Tracking AI’s Global Growth: The 2019 AI Index tracks the industry's worldwide growth.

Which countries are ahead in AI? Many, in one way or another, and not always the ones you might expect.

What’s new: The Stanford Institute for Human-Centered Artificial Intelligence published its 2019 Artificial Intelligence Index, detailing when, where, and how AI is on the rise. The authors also launched a Global AI Vibrancy Tool, making it easy to compare countries on a number of metrics.
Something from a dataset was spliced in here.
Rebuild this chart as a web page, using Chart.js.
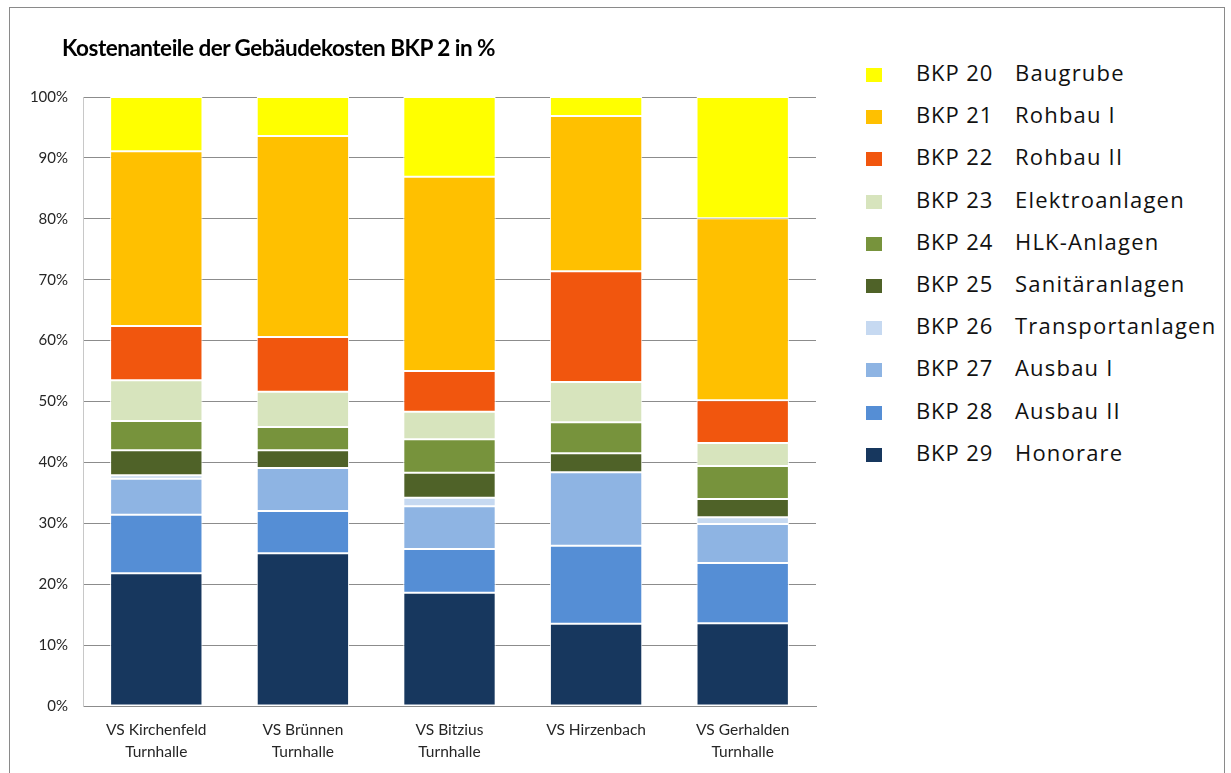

What it says: The report, guided by professor and entrepreneur Yoav Shoham, compiled data from all along the AI pipeline: college enrollment, journal citations, patent filings, conference attendance, job listings, and more. Some highlights:

  • AI hiring is growing fastest in Australia, Brazil, Canada, and Singapore. The percentage of the U.S. workforce performing some sort of AI-related task grew from 0.26 percent to 1.32 percent.
  • Argentina, Canada, Iran, and several European countries have relatively high proportions of women in the field.
  • Total private investment in AI approached $40 billion in the U.S. last year, well ahead of runner-up China. Global private investment topped $70 billion, with startups contributing around half of that.
  • Since 1998, the number of peer-reviewed AI research papers has more than quadrupled, and now accounts for 9 percent of published conference papers. Chinese authors published most of them. Nonetheless, U.S. papers are cited 40 percent more often than the global average.

Behind the news: The AI Index is a product of the 100 Year Study on AI. Founded in 2014, the project tracks AI’s impact on jobs, education, national security, human psychology, ethics, law, privacy, and democracy.

We’re thinking: William Gibson said it best: “The future is already here, it’s just not very evenly distributed.”